Billed as an American+Asian Bar-B-Que, this is Muramoto's most carnivorous experiment, a chance to show that he can be as inventive with meat as he has been with seafood, though he's not working alone here. Anything but. Adding their own impressive pedigrees, and sure-fire cooking skills, are co-owners Justin Carlisle, of deserved Harvest fame, and pastry chef Dan Almquist, coming from Lombardino's. It's almost a given, considering that three of Madison's top chefs are converging in one kitchen and collaborating on concept and menu, that this new experiment works.

Patrons of the Kushi Bar won't notice much of a difference when they enter the long, clean dining room. Putting their efforts into the new menu, instead of any concerted redesign, the chefs have left the minimalist look of the place alone, so the snaking black banquette, the handsome dark wood walls and the long bar are all still standing. Only the lights have been turned up, so you can see the menu scrawled on a big blackboard, and the cooks, looking fittingly Zen-like, preparing dishes behind the bar.

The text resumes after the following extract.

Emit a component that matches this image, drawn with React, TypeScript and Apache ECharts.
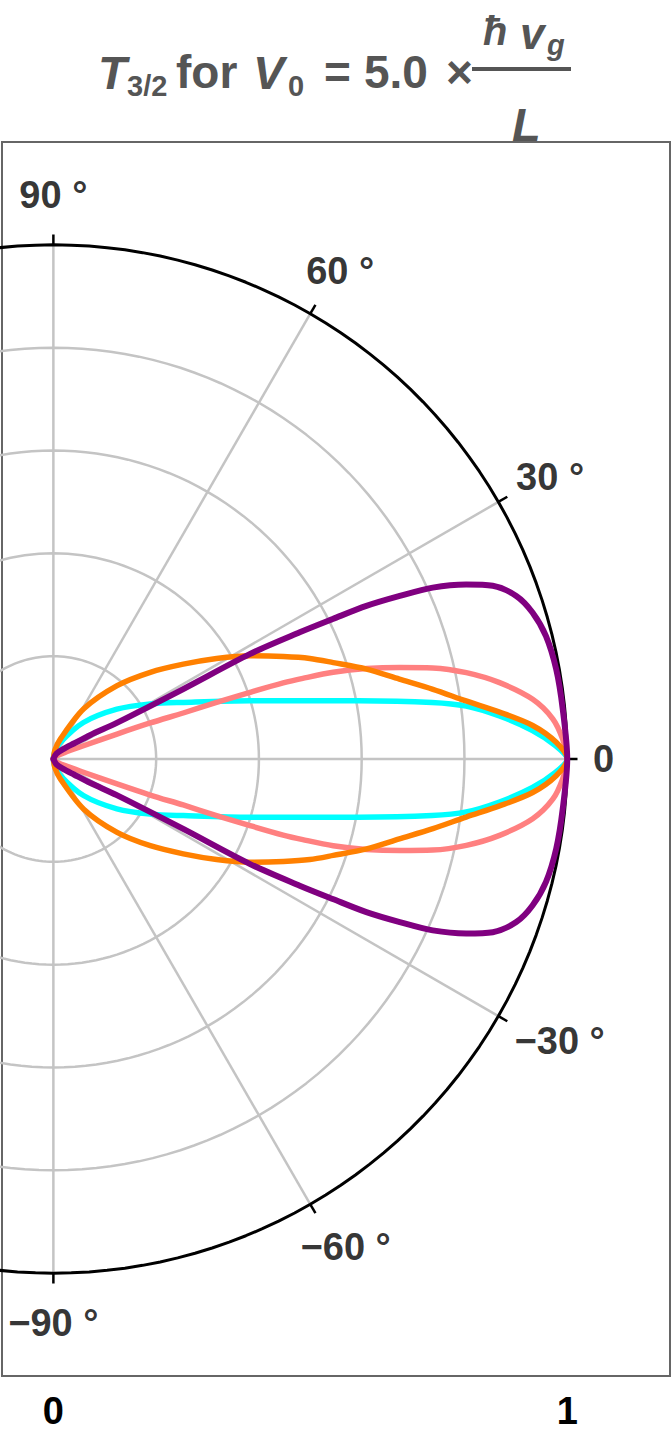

The instructions are clearly spelled out on that blackboard. There are three steps to eating at the Haze. First, pick a meat. Second, pick your choice of an Eastern or Western rendition of the meat. Third, pick two sides.

Things, though, aren't that simple. With the sheer fallout of choices, there are a lot of dishes to choose from - 11 meats in all - and even when you narrow those choices down, you need to choose whether you want the Eastern (served with rice) or Western (served with cowboy Texas toast) version of the meat.

If you're considering the pork, go Eastern. The char-siu pork features a plate of thin-sliced, tender, almost juicy pork that's so delicately flavored it shows up every lackluster char-siu rendition dished up in too many faux Asian kitchens. Just as good is the miso brisket, another plate of perfectly cooked meat wearing a slightly smoky, subtly spicy miso sauce.

Does that mean the Eastern renditions trump the West? Well, mostly, though nothing is really disappointing here, especially considering the relatively cheap prices and the heaped plates (don't forget those two sides). But the dry-rubbed brisket, true to its name, was dry and underwhelming, and the heaped pile of chopped pork didn't rise to the level of any good barbecue shack. The Eastern versus Western ribs, though, were a draw: Both the Eastern black vinegar glaze ribs and the wet-mopped Western ribs were elegant renditions, the tender meat holding tight to the bone and the sauces equally understated (though I'd veer toward the almost candied black vinegar glaze).

Not enough meat? The spicy lemongrass sausage is one classy sausage, and the crispy Peking duck features a luscious layer of lacquered skin, cushioned by a seam of fat that adds flavor. It's the perfect antidote to the going fashion for neutered ducks stripped of their skin and served in a bloody, tasteless slice.

But then nothing at the Haze tastes like an afterthought. That extends to the sides, except for some mealy fries. The best of the bunch: roasted ginger beets, chunky potato salad tossed with pork, and sesame cabbage. The desserts are also seductive. Almquist's monkey bread pudding, only resembling an exploded cinnamon roll, is actually a thoughtfully delicate version of a potentially sloppy dish. But then that's exactly what you'd expect from a kitchen flaunting this much talent.